The Lagos State Internal Revenue Service has announced plans to recover outstanding tax liabilities from defaulting taxpayers through third parties such as banks, employers, tenants, debtors and business partners.

The announcement was contained in a public notice dated January 21, 2026, and published on the LIRS website. The notice was signed by the Executive Chairman of LIRS, Mr Ayodele Subair.

According to the notice, the Service is empowered under Section 60 of the Nigeria Tax Administration Act, 2025, to direct any person holding money on behalf of, or owing money to, a taxpayer who has failed to pay an established final tax liability when due, to remit such funds to LIRS.

LIRS explained that this power of substitution applies to unpaid Personal Income Tax, Capital Gains Tax, Stamp Duties and Withholding Tax administered by the agency.

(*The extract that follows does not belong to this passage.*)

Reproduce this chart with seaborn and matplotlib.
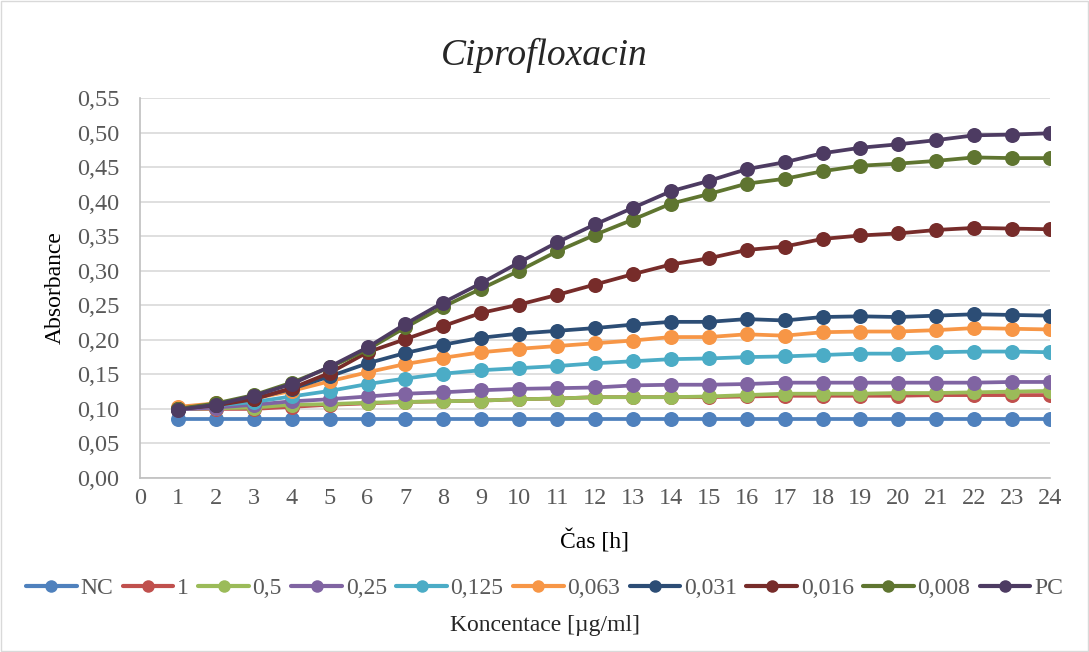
import numpy as np
import pandas as pd
import seaborn as sns
import matplotlib.pyplot as plt
from matplotlib.patches import Rectangle

hours = list(range(1, 25))
series_names = ["NC", "1", "0,5", "0,25", "0,125", "0,063", "0,031", "0,016", "0,008", "PC"]

nc = [0.085] * 24
c_1 = [0.100, 0.100, 0.100, 0.103, 0.106, 0.108, 0.110, 0.111, 0.112, 0.114, 0.115, 0.117,
       0.117, 0.117, 0.117, 0.118, 0.119, 0.119, 0.119, 0.119, 0.120, 0.120, 0.120, 0.120]
c_05 = [0.100, 0.101, 0.102, 0.106, 0.107, 0.109, 0.110, 0.111, 0.112, 0.114, 0.115, 0.117,
        0.117, 0.117, 0.118, 0.120, 0.122, 0.122, 0.122, 0.123, 0.123, 0.124, 0.125, 0.126]
c_025 = [0.099, 0.102, 0.106, 0.111, 0.114, 0.118, 0.122, 0.124, 0.127, 0.129, 0.130, 0.131,
         0.134, 0.135, 0.135, 0.136, 0.138, 0.138, 0.138, 0.138, 0.138, 0.138, 0.139, 0.139]
c_0125 = [0.101, 0.105, 0.110, 0.118, 0.126, 0.136, 0.144, 0.151, 0.156, 0.159, 0.162, 0.166,
          0.169, 0.172, 0.173, 0.175, 0.176, 0.178, 0.180, 0.180, 0.182, 0.183, 0.183, 0.182]
c_0063 = [0.103, 0.108, 0.115, 0.126, 0.140, 0.153, 0.165, 0.174, 0.182, 0.187, 0.191, 0.195,
          0.199, 0.204, 0.204, 0.208, 0.206, 0.211, 0.212, 0.212, 0.214, 0.217, 0.216, 0.215]
c_0031 = [0.100, 0.106, 0.115, 0.129, 0.147, 0.166, 0.181, 0.193, 0.203, 0.209, 0.213, 0.217,
          0.222, 0.226, 0.226, 0.230, 0.228, 0.233, 0.234, 0.233, 0.235, 0.237, 0.236, 0.235]
c_0016 = [0.100, 0.105, 0.114, 0.130, 0.152, 0.182, 0.201, 0.220, 0.239, 0.251, 0.265, 0.280,
          0.295, 0.309, 0.318, 0.330, 0.335, 0.346, 0.351, 0.354, 0.359, 0.362, 0.361, 0.360]
c_0008 = [0.100, 0.108, 0.120, 0.138, 0.160, 0.186, 0.218, 0.248, 0.274, 0.300, 0.328, 0.352,
          0.374, 0.397, 0.411, 0.426, 0.433, 0.444, 0.452, 0.455, 0.459, 0.464, 0.463, 0.463]
pc = [0.099, 0.106, 0.119, 0.136, 0.161, 0.189, 0.223, 0.254, 0.282, 0.312, 0.341, 0.367,
      0.391, 0.415, 0.430, 0.447, 0.457, 0.470, 0.478, 0.483, 0.489, 0.496, 0.497, 0.499]

colors = ["#4F81BD", "#C0504D", "#9BBB59", "#8064A2", "#4BACC6",
          "#F79646", "#2C4D75", "#772C2A", "#5F7530", "#4D3B62"]

all_vals = [nc, c_1, c_05, c_025, c_0125, c_0063, c_0031, c_0016, c_0008, pc]
df = pd.DataFrame({
    "Čas": hours * len(series_names),
    "Absorbance": np.concatenate(all_vals),
    "Koncentrace": np.repeat(series_names, len(hours)),
})

sns.set_style("white")
plt.rcParams["font.family"] = ["Liberation Serif", "DejaVu Serif"]

fig = plt.figure(figsize=(10.89, 6.52), dpi=100)
ax = fig.add_axes([140 / 1089, 1 - 478 / 652, 910 / 1089, 380 / 652])

sns.lineplot(data=df, x="Čas", y="Absorbance", hue="Koncentrace",
             hue_order=series_names, palette=colors, marker="o",
             markersize=10.8, markeredgewidth=0, linewidth=2.7, ax=ax, legend=True)

ax.set_xlim(0, 24)
ax.set_ylim(0, 0.55)
ax.set_xticks(range(0, 25))
ax.set_yticks(np.arange(0, 0.551, 0.05))
ax.set_yticklabels([f"{v:.2f}".replace(".", ",") for v in np.arange(0, 0.551, 0.05)])
ax.tick_params(axis="both", labelsize=17.5, length=0, colors="#595959")
ax.tick_params(axis="y", pad=15)
ax.tick_params(axis="x", pad=7)
ax.grid(axis="y", color="#D9D9D9", linewidth=1.2)
ax.set_axisbelow(True)
for s in ["right", "top"]:
    ax.spines[s].set_visible(False)
for s in ["left", "bottom"]:
    ax.spines[s].set_color("#BFBFBF")
    ax.spines[s].set_linewidth(1.2)

ax.set_xlabel("Čas [h]", fontsize=17, color="black", labelpad=15)
ax.set_ylabel("Absorbance", fontsize=17, color="black", labelpad=8)
fig.text(0.5, 1 - 55 / 652, "Ciprofloxacin", ha="center", va="center",
         fontsize=27, style="italic")

handles, labels = ax.get_legend_handles_labels()
ax.get_legend().remove()
for h in handles:
    h.set_markersize(9)
    h.set_markeredgewidth(0)
    h.set_linewidth(3)
leg = fig.legend(handles, labels, loc="center", bbox_to_anchor=(0.5, 1 - 588 / 652),
                 ncol=10, frameon=False, fontsize=17, handlelength=2.15,
                 columnspacing=0.4, handletextpad=0.15)
for t in leg.get_texts():
    t.set_color("#595959")
fig.text(0.5, 1 - 625 / 652, "Koncentace [µg/ml]", ha="center", va="center", fontsize=17)

fig.patches.append(Rectangle((0.001, 0.001), 0.998, 0.997, transform=fig.transFigure,
                             fill=False, edgecolor="#D9D9D9", linewidth=1))

fig.savefig("out.png", dpi=100)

The notice stated that where a taxpayer fails, neglects or refuses to settle any established outstanding tax liability, LIRS may exercise its power to direct banks, financial institutions, employers, tenants, debtors, customers, agents and business partners who owe the taxpayer to pay such amounts directly to the Service.

It added that once a substitution notice is issued, the person served is legally required to remit the amount specified in the notice from funds belonging to, or payable to, the defaulting taxpayer.

LIRS noted that banks and financial institutions must remit the stated amount without delay, confirm compliance through the LIRS e-Tax platform and provide information on the taxpayer’s available balances when requested.

Employers, tenants, agents and other affected parties were also directed to withhold the specified sums from funds due to the taxpayer and remit same to LIRS within the period stated in the notice.

The Service further explained that any person who does not hold or owe money to the taxpayer is required to notify LIRS in writing within the stipulated period.

LIRS warned that failure to comply with a substitution directive constitutes an offence under the Act and may attract penalties, interest, enforcement actions including distraint and possible prosecution.

The tax liability will only be considered settled to the extent of the amount remitted.

The notice also stated that affected parties may object in writing to an assessment within 30 days of receiving a substitution notice in line with appeal provisions under the law.

While enforcement actions may be taken through substitution, LIRS advised defaulting taxpayers to settle outstanding assessments promptly, noting that they remain liable for any unpaid balance not recovered.